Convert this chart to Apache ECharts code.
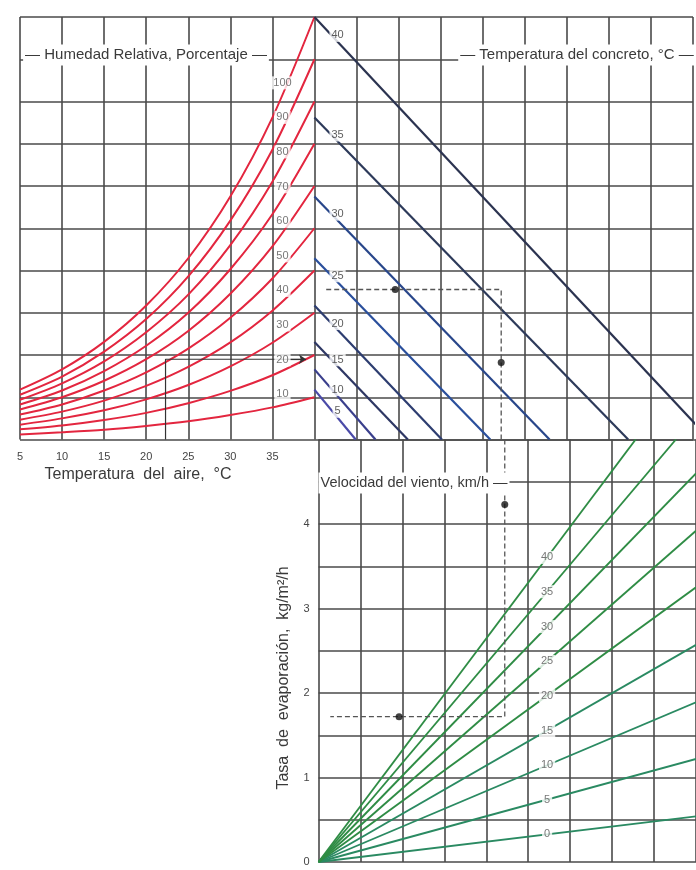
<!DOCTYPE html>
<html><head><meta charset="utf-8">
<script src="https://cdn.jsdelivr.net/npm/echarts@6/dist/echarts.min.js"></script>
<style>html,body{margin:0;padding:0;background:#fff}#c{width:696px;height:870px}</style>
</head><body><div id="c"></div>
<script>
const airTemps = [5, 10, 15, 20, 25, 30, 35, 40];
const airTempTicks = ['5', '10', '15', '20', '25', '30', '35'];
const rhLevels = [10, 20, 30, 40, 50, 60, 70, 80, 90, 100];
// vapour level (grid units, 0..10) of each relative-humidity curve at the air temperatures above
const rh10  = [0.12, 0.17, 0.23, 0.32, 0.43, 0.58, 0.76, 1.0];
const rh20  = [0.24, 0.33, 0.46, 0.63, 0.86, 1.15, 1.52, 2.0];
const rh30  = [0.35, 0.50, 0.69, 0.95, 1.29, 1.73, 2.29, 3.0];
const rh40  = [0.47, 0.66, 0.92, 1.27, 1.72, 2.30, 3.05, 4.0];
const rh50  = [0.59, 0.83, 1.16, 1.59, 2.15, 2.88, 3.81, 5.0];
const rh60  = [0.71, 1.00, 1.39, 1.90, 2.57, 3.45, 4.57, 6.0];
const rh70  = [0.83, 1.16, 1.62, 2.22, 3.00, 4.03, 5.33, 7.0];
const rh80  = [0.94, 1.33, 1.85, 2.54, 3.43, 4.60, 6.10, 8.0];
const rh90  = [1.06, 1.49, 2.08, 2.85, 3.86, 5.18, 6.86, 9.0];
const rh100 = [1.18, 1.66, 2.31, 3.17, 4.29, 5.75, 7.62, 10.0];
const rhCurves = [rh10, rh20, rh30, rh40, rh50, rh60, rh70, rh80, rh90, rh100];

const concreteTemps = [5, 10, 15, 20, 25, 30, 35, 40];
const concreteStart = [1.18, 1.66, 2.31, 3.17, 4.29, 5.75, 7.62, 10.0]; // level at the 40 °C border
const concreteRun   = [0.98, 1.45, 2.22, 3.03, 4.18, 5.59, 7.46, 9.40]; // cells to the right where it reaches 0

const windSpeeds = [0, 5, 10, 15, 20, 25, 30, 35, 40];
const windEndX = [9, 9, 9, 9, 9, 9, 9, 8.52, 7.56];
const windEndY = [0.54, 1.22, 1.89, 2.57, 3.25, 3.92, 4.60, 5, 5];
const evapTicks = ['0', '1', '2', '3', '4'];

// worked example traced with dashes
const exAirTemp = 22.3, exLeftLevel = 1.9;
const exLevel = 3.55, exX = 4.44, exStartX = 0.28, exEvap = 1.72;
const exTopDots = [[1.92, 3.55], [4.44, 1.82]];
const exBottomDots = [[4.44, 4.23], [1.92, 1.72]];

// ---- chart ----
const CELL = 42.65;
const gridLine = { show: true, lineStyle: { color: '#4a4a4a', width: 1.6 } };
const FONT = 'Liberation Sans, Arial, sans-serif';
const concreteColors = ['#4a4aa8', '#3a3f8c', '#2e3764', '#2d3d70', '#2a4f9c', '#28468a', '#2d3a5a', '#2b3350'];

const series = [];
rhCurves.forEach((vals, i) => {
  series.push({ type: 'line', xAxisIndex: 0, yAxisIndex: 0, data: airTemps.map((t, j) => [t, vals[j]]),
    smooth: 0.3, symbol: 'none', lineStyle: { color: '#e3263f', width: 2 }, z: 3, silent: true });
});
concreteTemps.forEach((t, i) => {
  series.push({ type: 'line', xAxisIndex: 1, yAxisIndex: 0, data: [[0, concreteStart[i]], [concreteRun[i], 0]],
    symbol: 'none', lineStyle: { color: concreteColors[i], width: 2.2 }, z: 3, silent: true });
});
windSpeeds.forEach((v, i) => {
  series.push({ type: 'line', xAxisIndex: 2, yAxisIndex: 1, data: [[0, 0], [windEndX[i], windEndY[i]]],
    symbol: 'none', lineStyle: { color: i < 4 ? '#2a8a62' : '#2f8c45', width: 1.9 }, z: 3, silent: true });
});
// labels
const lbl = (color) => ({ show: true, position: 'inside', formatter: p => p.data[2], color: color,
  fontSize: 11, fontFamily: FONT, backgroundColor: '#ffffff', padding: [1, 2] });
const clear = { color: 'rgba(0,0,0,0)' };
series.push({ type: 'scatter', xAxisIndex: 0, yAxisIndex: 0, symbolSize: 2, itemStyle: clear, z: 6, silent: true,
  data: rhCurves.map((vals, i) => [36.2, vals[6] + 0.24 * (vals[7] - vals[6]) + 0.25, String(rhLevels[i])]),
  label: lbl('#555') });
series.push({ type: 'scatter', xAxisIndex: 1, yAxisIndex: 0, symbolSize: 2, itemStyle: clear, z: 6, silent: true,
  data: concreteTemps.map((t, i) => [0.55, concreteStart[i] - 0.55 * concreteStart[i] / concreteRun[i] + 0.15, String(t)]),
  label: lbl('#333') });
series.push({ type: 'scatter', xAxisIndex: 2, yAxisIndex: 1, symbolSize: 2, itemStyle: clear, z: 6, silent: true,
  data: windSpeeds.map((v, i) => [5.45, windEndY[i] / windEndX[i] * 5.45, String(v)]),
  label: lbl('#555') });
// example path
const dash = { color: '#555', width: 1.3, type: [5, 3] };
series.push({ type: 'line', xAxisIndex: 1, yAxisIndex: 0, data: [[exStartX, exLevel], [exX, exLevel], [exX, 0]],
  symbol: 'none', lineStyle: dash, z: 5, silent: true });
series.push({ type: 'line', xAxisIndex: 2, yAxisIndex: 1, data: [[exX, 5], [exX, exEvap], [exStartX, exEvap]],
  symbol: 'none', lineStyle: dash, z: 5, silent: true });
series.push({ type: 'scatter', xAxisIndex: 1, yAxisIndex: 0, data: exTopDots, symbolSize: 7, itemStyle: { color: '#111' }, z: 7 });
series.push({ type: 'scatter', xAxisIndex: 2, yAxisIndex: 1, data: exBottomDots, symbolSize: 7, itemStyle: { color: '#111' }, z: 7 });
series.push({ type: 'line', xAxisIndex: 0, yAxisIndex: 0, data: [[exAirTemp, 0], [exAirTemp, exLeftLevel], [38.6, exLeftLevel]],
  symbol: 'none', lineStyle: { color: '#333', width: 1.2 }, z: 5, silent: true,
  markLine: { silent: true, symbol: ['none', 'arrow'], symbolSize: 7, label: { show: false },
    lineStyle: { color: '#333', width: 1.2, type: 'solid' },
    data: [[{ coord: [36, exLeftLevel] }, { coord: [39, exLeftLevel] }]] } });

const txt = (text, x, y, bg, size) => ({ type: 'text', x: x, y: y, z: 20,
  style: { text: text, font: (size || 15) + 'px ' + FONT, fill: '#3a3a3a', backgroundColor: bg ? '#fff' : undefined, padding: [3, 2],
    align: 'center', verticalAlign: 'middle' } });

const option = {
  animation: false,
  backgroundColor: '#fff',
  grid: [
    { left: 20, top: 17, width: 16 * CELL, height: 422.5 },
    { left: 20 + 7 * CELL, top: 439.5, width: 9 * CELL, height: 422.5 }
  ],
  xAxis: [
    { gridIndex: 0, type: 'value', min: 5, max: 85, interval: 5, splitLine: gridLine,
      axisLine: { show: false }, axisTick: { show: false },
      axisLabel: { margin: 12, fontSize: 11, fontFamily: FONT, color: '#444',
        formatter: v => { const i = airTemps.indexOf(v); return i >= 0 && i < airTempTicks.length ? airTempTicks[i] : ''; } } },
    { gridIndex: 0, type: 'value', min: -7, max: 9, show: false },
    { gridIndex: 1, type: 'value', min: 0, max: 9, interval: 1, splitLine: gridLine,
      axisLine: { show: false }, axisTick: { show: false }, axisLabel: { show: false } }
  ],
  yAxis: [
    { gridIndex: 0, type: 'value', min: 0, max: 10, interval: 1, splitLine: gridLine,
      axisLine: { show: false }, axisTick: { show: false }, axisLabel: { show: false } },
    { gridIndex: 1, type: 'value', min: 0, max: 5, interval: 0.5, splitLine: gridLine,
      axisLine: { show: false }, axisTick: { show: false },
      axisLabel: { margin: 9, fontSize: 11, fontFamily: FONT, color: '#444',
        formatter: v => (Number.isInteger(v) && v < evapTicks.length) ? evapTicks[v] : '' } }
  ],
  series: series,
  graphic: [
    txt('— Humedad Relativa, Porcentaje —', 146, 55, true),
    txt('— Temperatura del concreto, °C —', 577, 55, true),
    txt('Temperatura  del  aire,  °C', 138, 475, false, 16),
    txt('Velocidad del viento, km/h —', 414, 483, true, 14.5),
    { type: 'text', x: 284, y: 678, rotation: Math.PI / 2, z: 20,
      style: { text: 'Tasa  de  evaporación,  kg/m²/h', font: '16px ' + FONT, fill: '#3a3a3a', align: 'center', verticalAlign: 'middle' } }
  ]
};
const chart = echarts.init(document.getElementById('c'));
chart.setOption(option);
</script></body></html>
--
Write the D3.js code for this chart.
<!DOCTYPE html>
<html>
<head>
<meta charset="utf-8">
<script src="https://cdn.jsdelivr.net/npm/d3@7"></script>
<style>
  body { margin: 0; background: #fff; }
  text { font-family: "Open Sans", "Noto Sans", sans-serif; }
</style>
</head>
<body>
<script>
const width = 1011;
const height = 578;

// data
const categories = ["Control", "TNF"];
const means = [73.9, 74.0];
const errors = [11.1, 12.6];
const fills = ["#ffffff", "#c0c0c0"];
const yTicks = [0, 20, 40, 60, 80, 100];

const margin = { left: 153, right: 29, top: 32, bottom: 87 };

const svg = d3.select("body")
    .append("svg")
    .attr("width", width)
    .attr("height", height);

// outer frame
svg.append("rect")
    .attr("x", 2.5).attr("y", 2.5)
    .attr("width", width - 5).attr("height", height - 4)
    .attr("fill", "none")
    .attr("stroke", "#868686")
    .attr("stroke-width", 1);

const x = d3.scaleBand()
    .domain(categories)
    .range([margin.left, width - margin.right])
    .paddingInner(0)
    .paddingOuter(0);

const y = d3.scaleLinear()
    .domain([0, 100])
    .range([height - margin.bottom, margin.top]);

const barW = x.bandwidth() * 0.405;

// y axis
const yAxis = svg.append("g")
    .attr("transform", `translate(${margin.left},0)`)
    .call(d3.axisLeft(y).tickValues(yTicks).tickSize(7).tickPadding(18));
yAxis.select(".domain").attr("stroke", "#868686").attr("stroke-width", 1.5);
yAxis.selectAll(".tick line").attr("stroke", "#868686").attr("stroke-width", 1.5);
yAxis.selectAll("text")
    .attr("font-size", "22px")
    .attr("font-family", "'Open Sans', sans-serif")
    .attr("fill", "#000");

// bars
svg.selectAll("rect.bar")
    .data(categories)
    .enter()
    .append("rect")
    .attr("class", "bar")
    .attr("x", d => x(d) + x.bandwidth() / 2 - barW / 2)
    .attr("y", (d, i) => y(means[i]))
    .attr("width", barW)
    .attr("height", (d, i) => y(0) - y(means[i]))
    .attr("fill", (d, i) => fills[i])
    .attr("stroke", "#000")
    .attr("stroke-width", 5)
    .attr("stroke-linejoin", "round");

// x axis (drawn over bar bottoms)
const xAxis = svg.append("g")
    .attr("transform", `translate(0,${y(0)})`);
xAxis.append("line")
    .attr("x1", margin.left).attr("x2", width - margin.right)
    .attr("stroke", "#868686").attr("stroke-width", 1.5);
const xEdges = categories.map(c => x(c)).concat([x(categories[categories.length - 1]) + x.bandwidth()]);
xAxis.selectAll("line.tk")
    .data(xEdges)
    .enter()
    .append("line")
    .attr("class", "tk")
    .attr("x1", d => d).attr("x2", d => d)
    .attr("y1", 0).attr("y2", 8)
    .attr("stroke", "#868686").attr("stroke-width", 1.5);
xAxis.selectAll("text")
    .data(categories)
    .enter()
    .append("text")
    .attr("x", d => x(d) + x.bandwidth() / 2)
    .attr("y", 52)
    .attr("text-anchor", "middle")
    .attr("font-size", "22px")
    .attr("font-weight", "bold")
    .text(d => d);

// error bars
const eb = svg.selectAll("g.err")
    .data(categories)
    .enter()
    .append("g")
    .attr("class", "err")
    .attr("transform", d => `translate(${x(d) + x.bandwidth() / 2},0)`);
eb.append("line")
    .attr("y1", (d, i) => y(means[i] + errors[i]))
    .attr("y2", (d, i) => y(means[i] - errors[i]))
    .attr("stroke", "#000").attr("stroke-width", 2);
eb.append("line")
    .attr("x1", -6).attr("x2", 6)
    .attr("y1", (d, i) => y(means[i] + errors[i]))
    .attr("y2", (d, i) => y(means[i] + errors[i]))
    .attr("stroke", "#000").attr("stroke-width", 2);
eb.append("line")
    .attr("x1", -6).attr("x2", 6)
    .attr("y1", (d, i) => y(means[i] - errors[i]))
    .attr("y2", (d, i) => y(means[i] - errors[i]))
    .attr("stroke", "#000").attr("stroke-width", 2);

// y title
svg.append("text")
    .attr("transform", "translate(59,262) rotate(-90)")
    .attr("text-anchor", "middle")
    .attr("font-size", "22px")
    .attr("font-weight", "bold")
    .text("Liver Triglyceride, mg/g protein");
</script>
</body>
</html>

■ Your goal: Filter the listing above for the string "code" and copy every matching line.

■ Answer to this exercise:
Convert this chart to Apache ECharts code.
Write the D3.js code for this chart.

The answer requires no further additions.